BRIEF DESCRIPTION OF THE DRAWINGS
[0016] For further understanding of the disclosed concepts and
embodiments, reference may be made to the following detailed
description, read in connection with the drawings, wherein like
elements are numbered alike, and in which:
[0017] FIG. 1 is a sectional view of a gas turbine engine
constructed in accordance with an embodiment.
[0018] FIG. 2 is a schematic representation of a lubrication
injection system constructed in accordance with an embodiment.
[0019] FIG. 3 is a schematic representation of a controller and
associated engine conditions the controller may monitor according
to an embodiment.
[0020] FIG. 4 is a flowchart depicting a sample sequence of actions
and events which may be practiced in accordance with an
embodiment.
[0021] It is to be noted that the appended drawings illustrate only
exemplary embodiments and are therefore not to be considered
limiting with respect to the scope of the disclosure or claims.
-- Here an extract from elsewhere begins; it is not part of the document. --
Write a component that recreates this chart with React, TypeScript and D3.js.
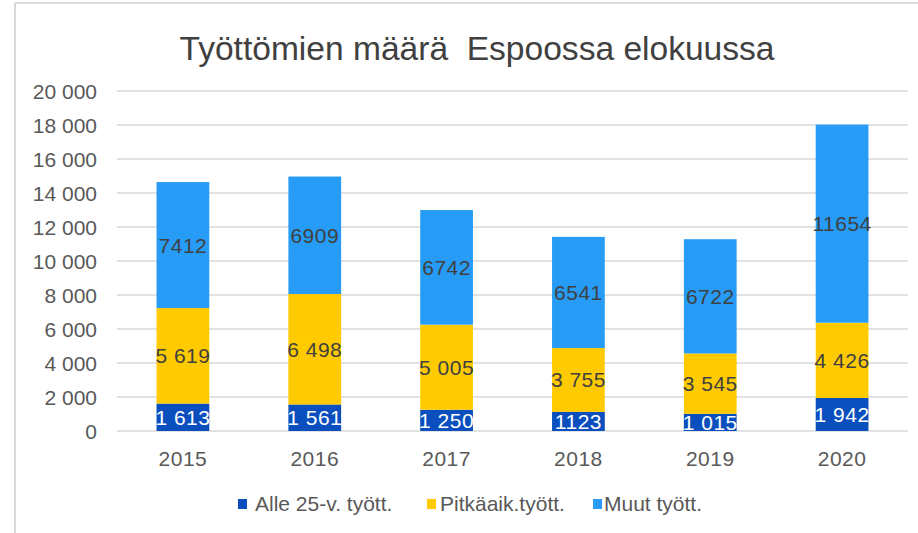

Rather, the concepts of the present disclosure may apply within
other equally effective embodiments. Moreover, the drawings are not
necessarily to scale, emphasis generally being placed upon
illustrating the principles of certain embodiments.
DETAILED DESCRIPTION
[0022] Referring now to the drawings, and with specific reference
to FIG. 1, a gas turbine engine 20 is generally referred to by
reference numeral 20. The gas turbine engine 20 is disclosed herein
as a two-spool turbofan that generally incorporates a fan section
22, a compressor section 24, a combustor section 26 and a turbine
section 28. Alternative engines might include an augmentor section
(not shown) among other systems or features. The fan section 22
drives air along a bypass flow path B in a bypass duct defined
within a nacelle 15, while the compressor section 24 drives air
along a core flow path C for compression and communication into the
combustor section 26 then expansion through the turbine section 28.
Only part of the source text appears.